JP Morgan slashed its crude oil price forecasts for this year and next, citing increased production, and said there was a possibility of prices touching new lows this year, due to peak seasonal refinery maintenance in October.

The bank lowered its average 2015 forecast for Brent crude and US oil by $16 per barrel and by $19 for 2016.

It forecast Brent crude prices at $54.50 and $52.50 per barrel in 2015 and 2016 respectively, while lowering its WTI outlook to $48.50 per barrel.

The mention on almost 100 percent increase in 2016 budget came out at a presidential retreat organised by the Office of the Secretary to the Government of the Federation for ministers-designate on Thursday. The retreat which ended Friday, held behind closed-doors inside the old Banquet Hall of the Presidential Villa, Abuja, and has ‘Delivering change: From precepts to practice’ as its theme.

“The price of oil has been below $50per barrel in the last three weeks –lower than the 2015 budget benchmark of $53. Oil prices are down 14.8 percent year-to-date (ytd) to $49.18per barrel.

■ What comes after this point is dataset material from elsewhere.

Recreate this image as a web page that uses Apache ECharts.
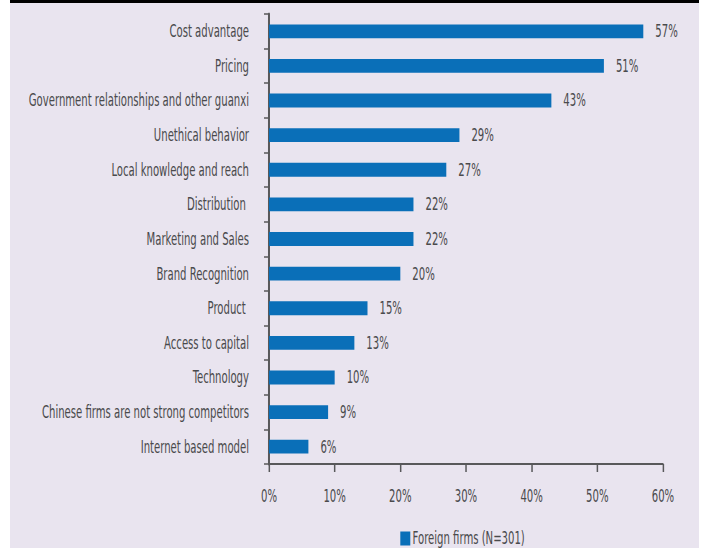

“Declining revenue base is already reflecting in lower statutory allocations. FAAC is down 22.04 percent Ytd to N389.9billion. Gross federally collected revenue declined by 27.7 percent in second-quarter (Q2), but want to increase budget spend by 100 percent –how?,” Rewane said.

The 2016 budget process will be zero based, a method of budgeting by which all expenses must be justified for each new budget year. Capital expenditure for the 2015 budget is N1.31trn, while the proposed capital expenditure for 2016 is N2trn. The percentage of capital expenditure to recurrent expenditure in the 2015 budget was 19.4; the government would propose 40 percent for next year’s budget.

The worries about China and other global problems that caused the US Fed to delay an interest rate hike in September have largely passed, spelling out the arguments for a rate hike when the Fed meets next month.

Amid anxiety that Nigeria’s economic indicators have shown a nation facing an economic slowdown, there were odds of ideological differences between the President and his ministers at last week’s retreat on the way to go about the economic concerns.

“Fiscal expenditure will remain dominated by recurrent spending, despite efforts to boost capital expenses. A clearly economic direction and commitment to ending insurgency will boost investment inflow into Nigeria,” Rewane said, adding that if the local currency is adjusted, interest rate will drop and stock price will rise. Currency policies are used to reinforce trade policies but “government is leaning towards trade protection than trade liberalisation.”

Rewane believes that rising inflation is driven by: imported inflation and forex restriction, adding that “October inflation estimate is at 9.5 percent and set to average 9.5 percent this year.”

He X-rayed the Nigerian economy at a recent seminar on “deepening Nigerian capital markets” organised by CLG Securities Limited, where participants emphasised on the development of our financial markets.

Bola Onadele (koko), chief executive officer, FMDQ OTC Securities said “Nigeria is still struggling to strengthen its domestic financial markets. Financial markets impact on economic growth. Inflation is going to be a factor to consider in the financial market come next year –others are concerns on economic growth, consumers and investor confidence.”

He said: “Nigeria needs a unified FX market, single-digit interest rate, liquid fixed income market, developed corporate bond market; and developed derivatives market, as well as bolster the equity market.”

According to Adeniran Aderogba, founder, CLG Securities Limited, a Lagos-based wealth management firm, “There are still numerous challenges to confront. The economy is hugely dependent on primary commodities for export and sources of foreign exchange. The economy is subject to whims and caprices of international forces beyond our control, in determining prices of these commodities.

“There is the challenge of vicious cycle of products round tripping at multiples of original costs, due to inability to process commodities and add value. Also, the Nigerian economy is susceptible to policy swings in advanced economies –like interest rate movement and frequent stock market gyration; and exposure to hot money which rushes for exits at the slightest hint of volatility”, Aderogba added.